The first time, a three-judge court composed of three of the most pro-criminal, anti-victim judges in the entire federal bench ordered massive reductions in California's prisoner-to-capacity ratio. The Governator appealed, but the decision came down after Jerry Brown had retaken the office. The Supreme Court affirmed in Brown v. Plata
. At the end of the opinion, though, the high court noted that the formula in the order was not carved in stone and should be reconsidered as needed.

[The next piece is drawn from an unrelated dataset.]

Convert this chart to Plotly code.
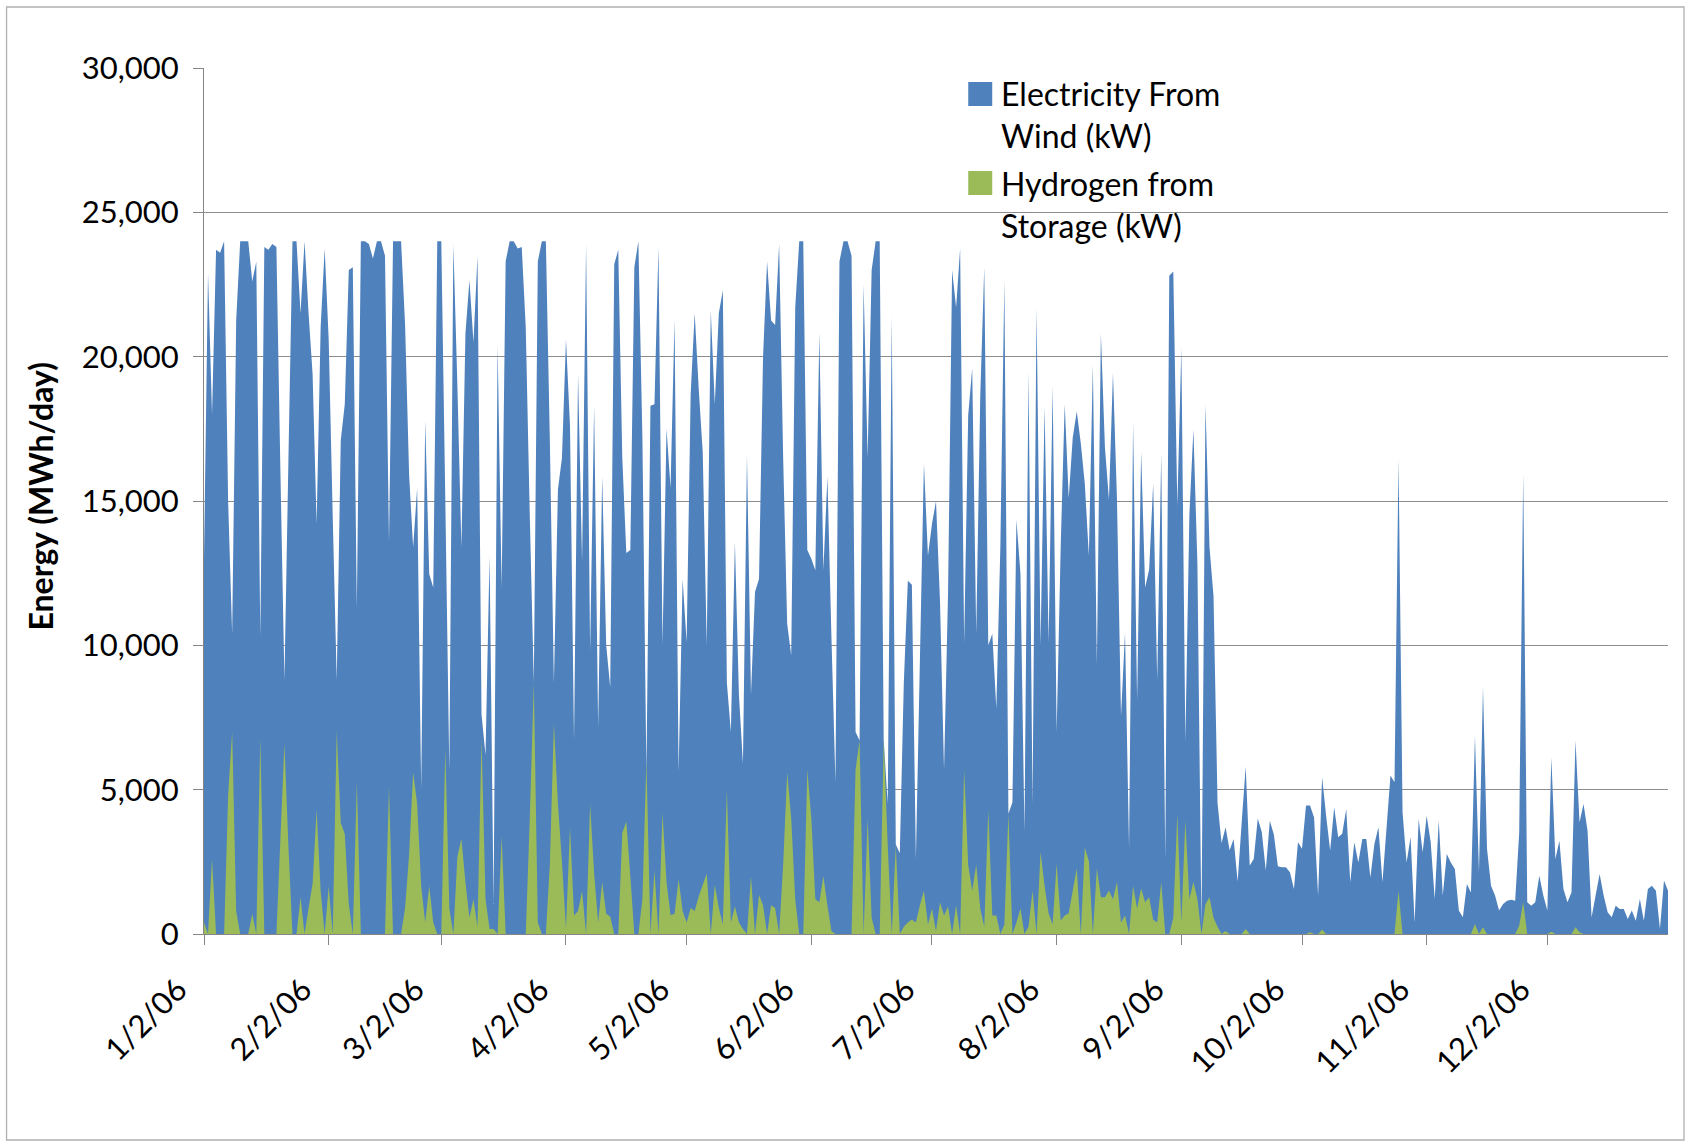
import pandas as pd
import plotly.graph_objects as go

# daily energy, one list per month-long period starting on the 2nd (MWh/day)
wind_jan = [13000, 22900, 18000, 23700, 23600, 24000, 15000, 10400, 21250, 24000,
            24000, 24000, 22600, 23300, 10300, 23800, 23700, 23900, 23800, 16000,
            8800, 16500, 24000, 24000, 21500, 24000, 21500, 19400, 14200, 21000, 23750]
wind_feb = [20600, 14500, 8800, 17100, 18350, 23000, 23100, 11300, 24000, 24000,
            23900, 23400, 24000, 24000, 23500, 13570, 24000, 24000, 24000, 21100,
            15900, 13400, 15450, 5030, 17800, 12470, 12000, 24000]
wind_mar = [24000, 15000, 5650, 23900, 19000, 13400, 20800, 22650, 20500, 23500,
            7600, 6200, 13100, 1030, 20400, 12000, 23300, 24000, 24000, 23750,
            23800, 21000, 14500, 8700, 23300, 24000, 24000, 17000, 8700, 15400, 16500]
wind_apr = [20600, 17600, 6700, 19400, 12900, 23900, 9800, 18300, 7150, 15850,
            10000, 8550, 23200, 23700, 16500, 13200, 13300, 23100, 24000, 17200,
            5600, 18300, 18350, 23800, 10000, 17500, 15450, 21300, 5600, 12300]
wind_may = [10100, 18700, 21500, 18900, 16700, 10000, 21600, 18350, 21500, 22300,
            8700, 7000, 13570, 8300, 5900, 16600, 8300, 11850, 12300, 20000,
            23300, 21250, 21100, 23900, 16500, 10750, 9650, 21700, 24000, 24000, 13300]
wind_jun = [13000, 12600, 20850, 12600, 15850, 10300, 5260, 23300, 24000, 24000,
            23500, 7000, 6700, 22500, 16500, 23000, 24000, 24000, 6700, 4500,
            21400, 3100, 2800, 8700, 12240, 12100, 2600, 9500, 16300, 13100]
wind_jul = [14200, 15000, 11500, 5700, 11850, 23000, 21700, 23750, 10100, 17950,
            19600, 10400, 18600, 23100, 10000, 10400, 7800, 13400, 22650, 4170,
            4560, 14350, 12470, 3540, 19500, 4480, 21700, 10000, 18270, 10100, 18980]
wind_aug = [7000, 13400, 18350, 15100, 17200, 18100, 17000, 15600, 13100, 19700,
            9340, 20800, 16860, 15040, 19430, 15040, 7540, 10440, 2990, 17720,
            8080, 16700, 12000, 12630, 15610, 8790, 16620, 2600, 22800, 22950, 14820]
wind_sep = [20300, 6680, 14510, 17480, 12780, 300, 18350, 13410, 11700, 4540,
            3150, 3700, 2900, 3290, 1820, 3850, 5800, 2370, 2600, 4000,
            3530, 2200, 3920, 3450, 2350, 2310, 2310, 2140, 1560, 3180]
wind_oct = [2950, 4450, 4450, 4040, 1330, 5430, 4100, 2890, 4390, 3350,
            3470, 4330, 1790, 3180, 2480, 3290, 3290, 1960, 3120, 3700,
            1790, 3640, 5490, 5260, 16460, 4220, 2480, 3350, 400, 3980, 2830]
wind_nov = [4100, 3180, 1210, 3930, 1330, 2770, 2480, 2250, 810, 580,
            1730, 1440, 6870, 2140, 8550, 2950, 1670, 1330, 810, 1040,
            1155, 1190, 1155, 3500, 15940, 1100, 980, 1100, 2020, 1330]
wind_dec = [810, 6120, 2600, 3230, 1560, 1100, 1440, 6700, 3870, 4500,
            3580, 580, 1330, 2080, 1330, 750, 580, 980, 870, 870,
            520, 810, 460, 1210, 460, 1560, 1670, 1500, 170, 1850, 1500]

h2_jan = [400, 0, 2600, 0, 0, 0, 4800, 7000, 800, 0,
          0, 0, 700, 0, 6800, 0, 0, 0, 0, 3300,
          6600, 3000, 0, 0, 1270, 0, 900, 1740, 4300, 1500, 0]
h2_feb = [1660, 0, 7050, 3850, 3460, 1030, 0, 5260, 0, 0,
          0, 0, 0, 0, 0, 5100, 0, 0, 0, 900,
          2760, 5600, 4500, 1660, 400, 1660, 400, 0]
h2_mar = [0, 6440, 880, 0, 2680, 3300, 1800, 560, 1200, 250,
          6750, 1200, 170, 170, 0, 3380, 0, 0, 0, 0,
          0, 0, 4000, 8700, 400, 0, 0, 2440, 7300, 4500, 2500]
h2_apr = [200, 3700, 640, 800, 1500, 0, 4500, 2100, 400, 1800,
          700, 600, 0, 0, 3500, 3900, 2000, 0, 0, 1200,
          6000, 0, 2200, 0, 4200, 1800, 650, 700, 1900, 800]
h2_may = [400, 900, 800, 1300, 1700, 2100, 0, 1700, 900, 330,
          5000, 400, 950, 400, 170, 0, 2000, 0, 1350, 1000,
          0, 1000, 900, 0, 2400, 5600, 4000, 1200, 0, 0, 5700]
h2_jun = [4000, 1200, 1100, 2000, 1000, 100, 0, 0, 0, 0,
          0, 5700, 6700, 0, 4000, 560, 0, 0, 6700, 3070,
          0, 3070, 0, 250, 400, 500, 400, 1000, 1500, 330]
h2_jul = [880, 100, 1100, 640, 950, 0, 1000, 0, 5700, 2400,
          1500, 2400, 880, 250, 4300, 640, 640, 0, 330, 4170,
          0, 400, 880, 0, 250, 1500, 0, 2840, 1660, 720, 330]
h2_aug = [2440, 470, 640, 720, 1500, 2270, 0, 3000, 2520, 0,
          2270, 1270, 1270, 1500, 1200, 1800, 400, 640, 0, 1660,
          880, 1580, 1100, 1270, 490, 400, 1800, 0, 0, 560, 4170]
h2_sep = [400, 3930, 1200, 1800, 1200, 0, 1030, 1270, 560, 250,
          0, 100, 0, 0, 0, 0, 170, 0, 0, 0,
          0, 0, 0, 0, 0, 0, 0, 0, 0, 0]
h2_oct = [0, 0, 60, 0, 0, 150, 0, 0, 0, 0,
          0, 0, 0, 0, 0, 0, 0, 0, 0, 0,
          0, 0, 0, 0, 1500, 0, 0, 0, 0, 0, 0]
h2_nov = [0, 0, 0, 0, 0, 0, 0, 0, 0, 0,
          0, 0, 350, 0, 230, 0, 0, 0, 0, 0,
          0, 0, 0, 290, 1100, 0, 0, 0, 0, 0]
h2_dec = [0, 80, 0, 0, 0, 0, 0, 230, 60, 0,
          0, 0, 0, 0, 0, 0, 0, 0, 0, 0,
          0, 0, 0, 0, 0, 0, 0, 0, 0, 0, 0]

tick_dates = ['2006-01-02', '2006-02-02', '2006-03-02', '2006-04-02', '2006-05-02', '2006-06-02',
              '2006-07-02', '2006-08-02', '2006-09-02', '2006-10-02', '2006-11-02', '2006-12-02']
tick_labels = ['1/2/06', '2/2/06', '3/2/06', '4/2/06', '5/2/06', '6/2/06',
               '7/2/06', '8/2/06', '9/2/06', '10/2/06', '11/2/06', '12/2/06']

wind = (wind_jan + wind_feb + wind_mar + wind_apr + wind_may + wind_jun +
        wind_jul + wind_aug + wind_sep + wind_oct + wind_nov + wind_dec)
hydrogen = (h2_jan + h2_feb + h2_mar + h2_apr + h2_may + h2_jun +
            h2_jul + h2_aug + h2_sep + h2_oct + h2_nov + h2_dec)
dates = pd.date_range('2006-01-02', periods=len(wind), freq='D')

BLUE = '#4F81BD'
GREEN = '#9BBB59'
AXIS = '#868686'
FONT = 'Lato, Open Sans, sans-serif'

# plot area in page pixels
W, H = 1690, 1146
L, R, T, B = 203.5, 1668, 68, 934


def px(x):
    return (x - L) / (R - L)


def py(y):
    return (B - y) / (B - T)


fig = go.Figure()
fig.add_trace(go.Scatter(x=dates, y=wind, mode='none', fill='tozeroy',
                         fillcolor=BLUE, name='Electricity From Wind (kW)',
                         showlegend=False, hoverinfo='skip'))
fig.add_trace(go.Scatter(x=dates[:len(hydrogen)], y=hydrogen, mode='none', fill='tozeroy',
                         fillcolor=GREEN, name='Hydrogen from Storage (kW)',
                         showlegend=False, hoverinfo='skip'))

shapes = [
    # chart area border
    dict(type='rect', xref='paper', yref='paper', x0=px(6), x1=px(1684), y0=py(7), y1=py(1140),
         line=dict(color='#b0b0b0', width=1.3), fillcolor='rgba(0,0,0,0)', layer='below'),
    # legend background
    dict(type='rect', xref='paper', yref='paper', x0=px(921), x1=px(1259), y0=py(72), y1=py(245),
         line=dict(width=0), fillcolor='white', layer='between'),
    dict(type='rect', xref='paper', yref='paper', x0=px(968), x1=px(992), y0=py(82), y1=py(106),
         line=dict(width=0), fillcolor=BLUE, layer='above'),
    dict(type='rect', xref='paper', yref='paper', x0=px(968), x1=px(992), y0=py(171), y1=py(195),
         line=dict(width=0), fillcolor=GREEN, layer='above'),
]

annotations = [
    dict(xref='paper', yref='paper', x=px(999), y=py(115), xanchor='left', yanchor='middle',
         text='Electricity From<br>Wind (kW)', showarrow=False, align='left',
         font=dict(family=FONT, size=32, color='black')),
    dict(xref='paper', yref='paper', x=px(999), y=py(204), xanchor='left', yanchor='middle',
         text='Hydrogen from<br>Storage (kW)', showarrow=False, align='left',
         font=dict(family=FONT, size=32, color='black')),
    # y axis title
    dict(xref='paper', yref='paper', x=px(39), y=py(496), xanchor='center', yanchor='middle',
         text='<b>Energy (MWh/day)</b>', textangle=-90, showarrow=False,
         font=dict(family=FONT, size=32, color='black')),
]

fig.update_layout(
    width=W, height=H,
    margin=dict(l=L, r=W - R, t=T, b=H - B, pad=0),
    paper_bgcolor='white', plot_bgcolor='white',
    showlegend=False,
    shapes=shapes,
    annotations=annotations,
    font=dict(family=FONT, size=31, color='black'),
)
fig.update_xaxes(
    type='date', range=[dates[0], dates[-1]],
    tickvals=tick_dates, ticktext=tick_labels, tickangle=-45,
    ticks='outside', ticklen=10, tickcolor=AXIS, tickwidth=1.3,
    showline=True, linecolor=AXIS, linewidth=1.3,
    showgrid=False, zeroline=False,
    ticklabelstandoff=14, ticklabelshift=-26,
    tickfont=dict(family=FONT, size=31, color='black'),
)
fig.update_yaxes(
    range=[0, 30000], dtick=5000, tickformat=',d',
    ticks='outside', ticklen=10, tickcolor=AXIS, tickwidth=1.3,
    showline=True, linecolor=AXIS, linewidth=1.3,
    showgrid=True, gridcolor='#8c8c8c', gridwidth=1,
    zeroline=False, ticklabelstandoff=8,
    tickfont=dict(family=FONT, size=31, color='black'),
)

# page body margin would offset the figure by 8px
fig.write_html('out.html', config={'displayModeBar': False},
               post_script="document.body.style.margin='0px';")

The three-judge court ignored the latter admonition, ignored the progress California has made, and refused to modify its formula. The state appealed again to the Supreme Court but got tripped up in the technical distinction between an appeal from an injunction and an appeal from a refusal to modify an injunction. Jurisdiction for the latter lies in the Court of Appeals, not the Supreme Court, and the appeal was dismissed for lack of jurisdiction two weeks ago. See this post
Depending on your point of view, California has already released either the most it can without endangering the public (Brown's view) or more than we safely can, having already endangered the public (my view). See also this article
in the WSJ by Heather MacDonald. Pushing more prisoners on county jails will not work, as the realignment program has already filled the jails in many counties beyond capacity. So the options to comply with order are to either expand capacity by using out-of-state placements or unleash dangerous criminals on the public.
In a breathtakingly astonishing act of judicial arrogance, the three-judge panel actually ordered the Governor of California not to enter into any contracts for out-of-state capacity, without citing any legal basis whatsoever for such a prohibition. This is a new injunction, and should be within the Supreme Court's direct appeal jurisdiction. The Governor has filed a notice of appeal
. Just in case, he has also filed a protective appeal to the Ninth Circuit.
I suggest the Governor also make a renewed motion to modify the underlying order and appeal the inevitable denial to the Ninth Circuit.
The case has not appeared on the SCOTUS online docket yet. I will post a link when it does.